Python 爬虫需要用到的一些东西,主要是 urllib、bs4 和 re 库。

urllib 获取数据

简单的请求:

import urllib.request

response = urllib.request.urlopen("http://www.baidu.com")
print(response.read().decode("utf-8"))

简单的 post 请求:

import urllib.request
import urllib.parse

data = bytes(urllib.parse.urlencode({"hello": "world"}), encoding="utf-8")
response = urllib.request.urlopen("http://httpbin.org/post", data=data)
print(response.read().decode("utf-8"))

超时处理:

try:
    response = urllib.request.urlopen("http://httpbin.org/get", timeout=0.01)
    print(response.read().decode("utf-8"))
except urllib.error.URLError as e:
    print("time out")

构造请求头 get:

url = "https://www.douban.com"

headers = {
    "User-Agent": "Mozilla/5.0 (Windows NT 10.0; Win64; x64; rv:75.0) Gecko/20100101 Firefox/74.0"
}
req = urllib.request.Request(url=url, headers=headers)
response = urllib.request.urlopen(req)
print(response.read().decode("utf-8"))

构造请求头 post:

url = "https://httpbin.org/post"

headers = {
    "User-Agent": "Mozilla/5.0 (Windows NT 10.0; Win64; x64; rv:75.0) Gecko/20100101 Firefox/74.0"
}
data = bytes(urllib.parse.urlencode({"name": "eric"}), encoding="utf-8")

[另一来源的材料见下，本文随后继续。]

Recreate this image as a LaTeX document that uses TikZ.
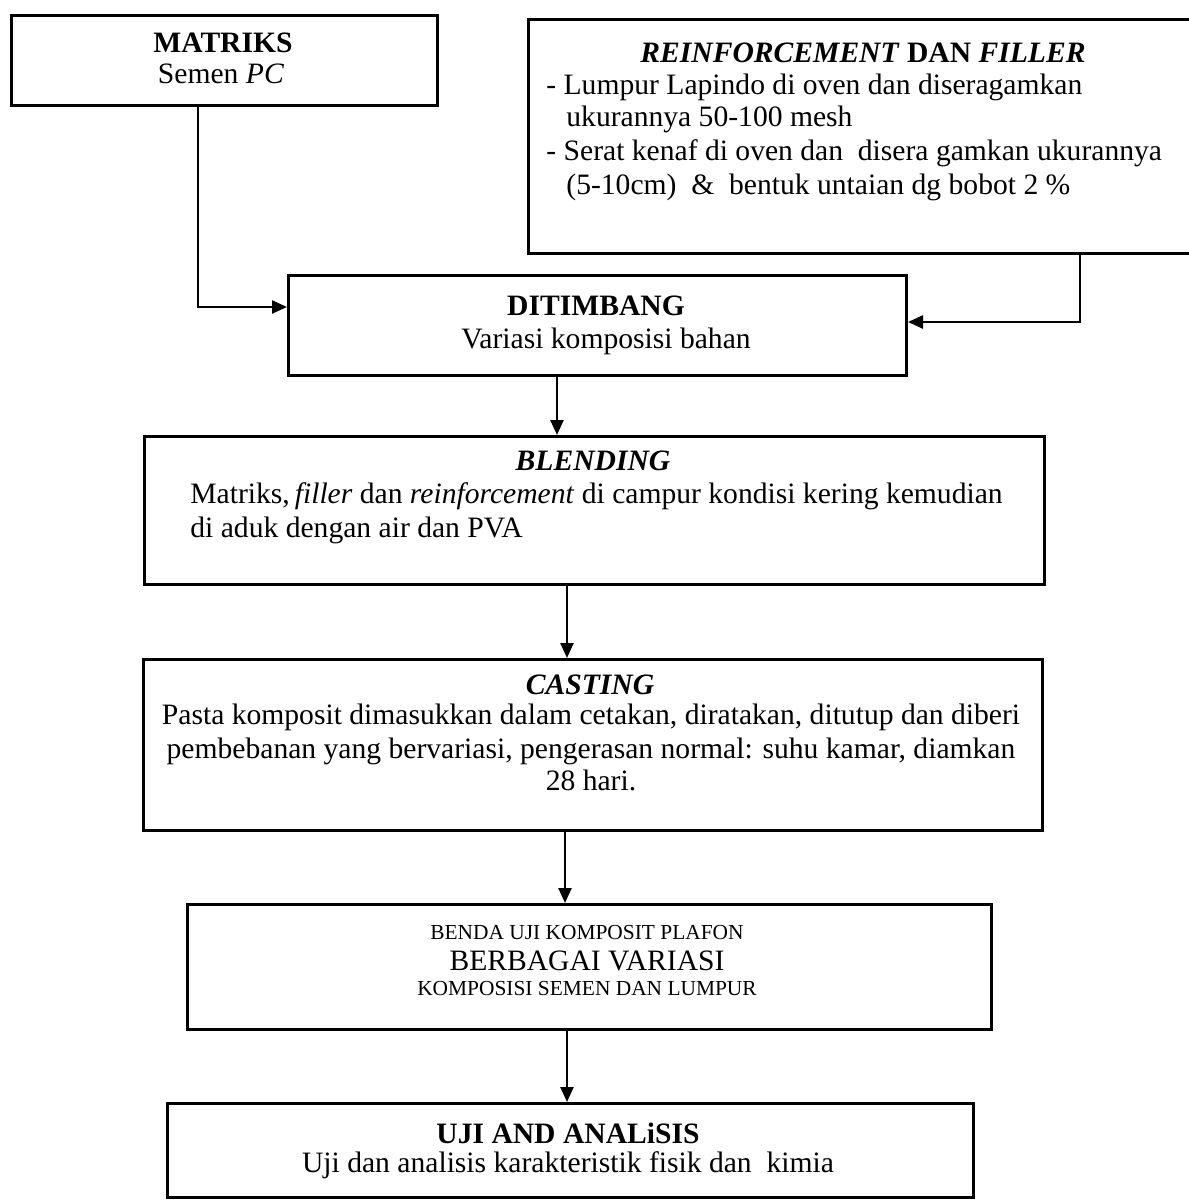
\documentclass[tikz,border=0pt]{standalone}
\usepackage{fontspec}
\setmainfont{Liberation Serif}
\usetikzlibrary{arrows.meta}
\begin{document}
\begin{tikzpicture}[x=0.5pt,y=-0.5pt,
  box/.style={draw, line width=1.5pt, rectangle, anchor=north west, inner sep=0pt},
  conn/.style={line width=1.2pt, -{Triangle[length=7.5pt,width=6.5pt]}},
  txt/.style={anchor=base, inner sep=0pt, font=\fontsize{14.8}{17}\selectfont},
  txtb/.style={anchor=base, inner sep=0pt, font=\fontsize{14.8}{17}\selectfont\bfseries},
  txtl/.style={anchor=base west, inner sep=0pt, font=\fontsize{14.8}{17}\selectfont},
  small/.style={anchor=base, inner sep=0pt, font=\fontsize{10.7}{12}\selectfont},
  big/.style={anchor=base, inner sep=0pt, font=\fontsize{14.8}{17}\selectfont}]
\useasboundingbox (0,0) rectangle (1189,1201);
\fill[white] (0,0) rectangle (1189,1201);

% boxes
\node[box, minimum width=213pt, minimum height=45pt] (mat) at (10,14) {};
\node[box, minimum width=340pt, minimum height=117pt] (rf) at (527,18) {};
\node[box, minimum width=309pt, minimum height=50pt] (dit) at (287,274) {};
\node[box, minimum width=450pt, minimum height=74pt] (bl) at (143,435) {};
\node[box, minimum width=449.5pt, minimum height=85.5pt] (ca) at (142,658) {};
\node[box, minimum width=402pt, minimum height=62.5pt] (bu) at (186,903) {};
\node[box, minimum width=403pt, minimum height=47pt] (uj) at (166,1102) {};

% texts
\node[txtb] (m1) at (223,52) {MATRIKS};
\node[txt] (m2) at (221,83) {Semen \textit{PC}};

\node[txtb] (r0) at (863,62) {\textit{REINFORCEMENT} DAN \textit{FILLER}};
\node[txtl] (r1) at (546,94) {- Lumpur Lapindo di oven dan diseragamkan};
\node[txtl] (r2) at (566,126) {ukurannya 50-100 mesh};
\node[txtl] (r3) at (546,160) {- Serat kenaf di oven dan\ \ disera gamkan ukurannya};
\node[txtl] (r4) at (566,194) {(5-10cm)\ \ \&\ \ bentuk untaian dg bobot 2 \%};

\node[txtb] (d1) at (596,315) {DITIMBANG};
\node[txt] (d2) at (606,348) {Variasi komposisi bahan};

\node[txtb] (b0) at (593,470) {\textit{BLENDING}};
\node[txtl] (b1) at (190,503) {Matriks,\,\textit{filler} dan \textit{reinforcement} di campur kondisi kering kemudian};
\node[txtl] (b2) at (190,537) {di aduk dengan air dan PVA};

\node[txtb] (c0) at (590,694) {\textit{CASTING}};
\node[txt] (c1) at (591,724) {Pasta komposit dimasukkan dalam cetakan, diratakan, ditutup dan diberi};
\node[txt] (c2) at (591,758) {pembebanan yang bervariasi, pengerasan normal: suhu kamar, diamkan};
\node[txt] (c3) at (591,790) {28 hari.};

\node[small] (u1) at (587,939) {BENDA UJI KOMPOSIT PLAFON};
\node[big] (u2) at (587,970) {BERBAGAI VARIASI};
\node[small] (u3) at (587,995) {KOMPOSISI SEMEN DAN LUMPUR};

\node[txtb] (a1) at (568,1143) {UJI AND ANALiSIS};
\node[txt] (a2) at (568,1172) {Uji dan analisis karakteristik fisik dan\ \ kimia};

% connector guides
\coordinate (g1) at (198,307);
\coordinate (g2) at (1080,322);
\coordinate (g3) at (557,0);
\coordinate (g4) at (567,0);
\coordinate (g5) at (565,0);
\coordinate (g6) at (567,0);

\draw[conn] (mat.south -| g1) |- (dit.west |- g1);
\draw[conn] (rf.south -| g2) |- (dit.east |- g2);
\draw[conn] (dit.south -| g3) -- (bl.north -| g3);
\draw[conn] (bl.south -| g4) -- (ca.north -| g4);
\draw[conn] (ca.south -| g5) -- (bu.north -| g5);
\draw[conn] (bu.south -| g6) -- (uj.north -| g6);
\end{tikzpicture}
\end{document}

req = urllib.request.Request(url=url, data=data, headers=headers, method="POST")
response = urllib.request.urlopen(req)

bs4 解析数据

创建对象:

file = open("./baidu.html", "rb")
html = file.read()
bs = BeautifulSoup(html, "html.parser")

获取 Tag(HTML 标签)内容:

# 获取所有内容
print(bs.title)
print(bs.head)
print(bs.a)

# 获取 Tag 属性
print(bs.head.name)
print(bs.a.attrs)
print(bs.a["class"])

# 操作节点
print(bs.a["class"] = "newclass")
del bs.a["class"]

# 获取 Tag 内部内容
print(bs.title.string)

# BeautifulSoup 是一个特殊的 Tag 对象,表示一个文档的内容
print(bs.name)
print(bs.a.attrs)

搜索文档树:

# 使用字符串
t_list = bs.find_all("a")
print(t_list)

# 使用正则
t_list = bs.find_all(re.compile(".a"))
print(t_list)

# 使用函数
def name_is_exists(tag):
    return tag.has_attr("name")

t_list = bs.find_all(name_is_exists)
print(t_list)

# kwargs 参数
t_list = bs.find_all("id"="head")
t_list = bs.find_all(class_=True)

for item in t_list:
    print(item)

# text 参数
t_list = bs.find_all(text = "hao123")
t_list = bs.find_all(text = ["hao123", "贴吧"])

for item in t_list:
    print(item)

CSS 选择器:

print(bs.select("title"))
print(bs.select(".mnav"))
print(bs.select("#u1"))
print(bs.select("a[class='bri']"))
print(bs.select("head > title"))  # 子标签
print(bs.select(".mnav ~ .bri"))  # 兄弟标签

re 正则表达式匹配

查找:

print(re.search("asd", "Aasd"))
print(re.findall("a", "shhcasfha"))
print(re.findall("[A-Z]", "SHCHhh"))

替换:

# 用 A 替换 a
print(re.sub("a", "A", "ajsjajjs"))